Key Application Areas:
Original Model IPP032N06N3G: An ideal "efficiency-first" choice for high-frequency switching applications like synchronous rectification in server/telecom power supplies, high-efficiency DC-DC converters (buck/boost), and motor drives where excellent FOM is crucial.
Alternative Model VBM1603: Suited for upgraded scenarios demanding dramatically higher current capability (210A) while maintaining low conduction loss. It is perfect for next-generation, high-power-density DC-DC converters, high-current motor drives, and applications where thermal performance and efficiency margins are paramount.
Conclusion
In summary, this analysis reveals two distinct selection paths for high-power applications:
For standard high-current switching needs, the original IRFB3207PBF offers a proven solution with 180A capability and 4.5mΩ RDS(on). Its domestic alternative VBM1803 provides a compelling upgrade with higher current (195A), lower resistance (3mΩ), and a higher voltage rating (80V), making it a superior choice for new designs or replacements seeking higher performance.
For high-frequency, high-efficiency applications, the original IPP032N06N3G excels with its optimized FOM, 120A current, and ultra-low 2.3mΩ RDS(on). The domestic alternative VBM1603 delivers a substantial performance boost, offering a remarkable 210A current rating with a still-very-low 3mΩ RDS(on), enabling more powerful and efficient designs.

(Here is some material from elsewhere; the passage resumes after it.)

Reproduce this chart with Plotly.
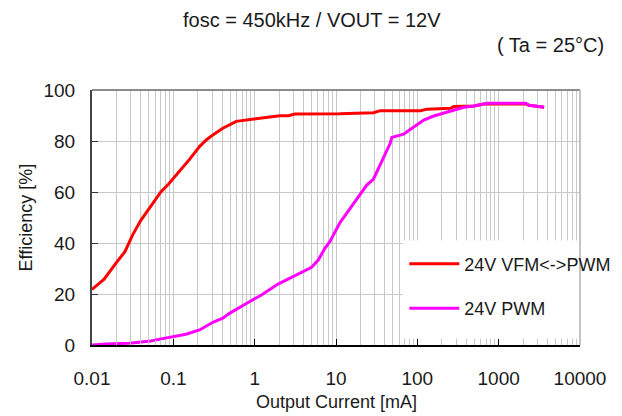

The core conclusion is that selection hinges on precise requirement matching. In the context of supply chain diversification, these domestic alternatives (VBM1803, VBM1603) not only provide reliable, pin-compatible replacements but also offer significant performance enhancements in key parameters. This gives engineers greater flexibility and resilience in design trade-offs, cost control, and achieving higher power density.